And you thought Niagra Falls was big

Before I moved to my current job, I worked in a used bookstore. Specifically, I was the keeper of the World History section. And one of the infinitely cool things about being responsible for shelving books in a particular area was the frequent and totally arbitrary discovery of  tidbits of information as one tried to figure out where a book would go. For example…

Once upon a time, the Mediterranean Sea looked like Death Valley; a huge below-sea-level desert. Some 5 million years ago though, the strait of Gibraltar busted open and the Atlantic flooded the Mediterranean basin to its current state over the course of 100ish years. For the time that the falls were active, water flowed in at a rate of 40,000 cubic kilometers per year. By comparison (and assuming the sites where I got the information are at least remotely accurate), Niagara Falls flows at the relatively paltry rate of a mere 17.9 cubic kilometers per year.

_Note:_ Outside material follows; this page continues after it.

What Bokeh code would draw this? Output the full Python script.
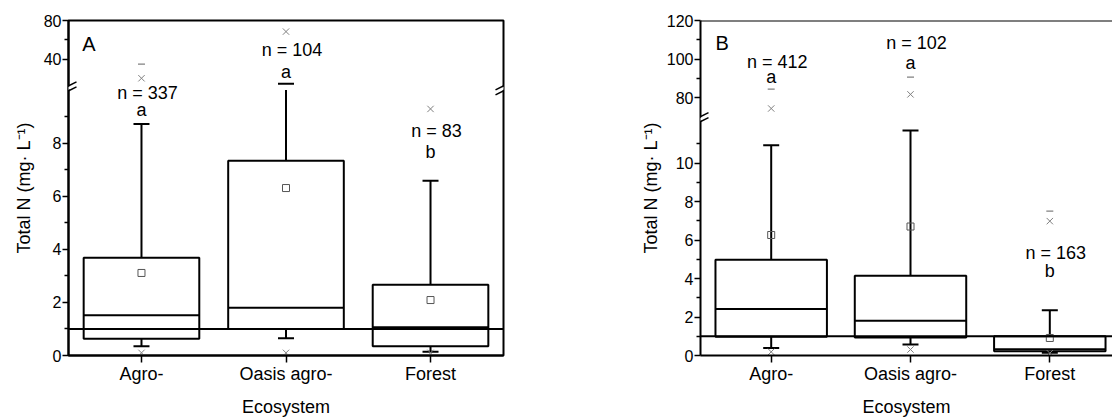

Cubic kilometers per year is already an awkwardly huge unit to think in, but just the ratio of 40,000 to 17.9 is mind blowing all on its own. And then! Not just the ratio but the fact that something that’s as seemingly constant and present and unchanging in our world as the Mediterranean Sea simply did NOT exist at an earlier point of time. Anything. EVERYTHING can change.


~ by Picaspexit on March 26, 2010.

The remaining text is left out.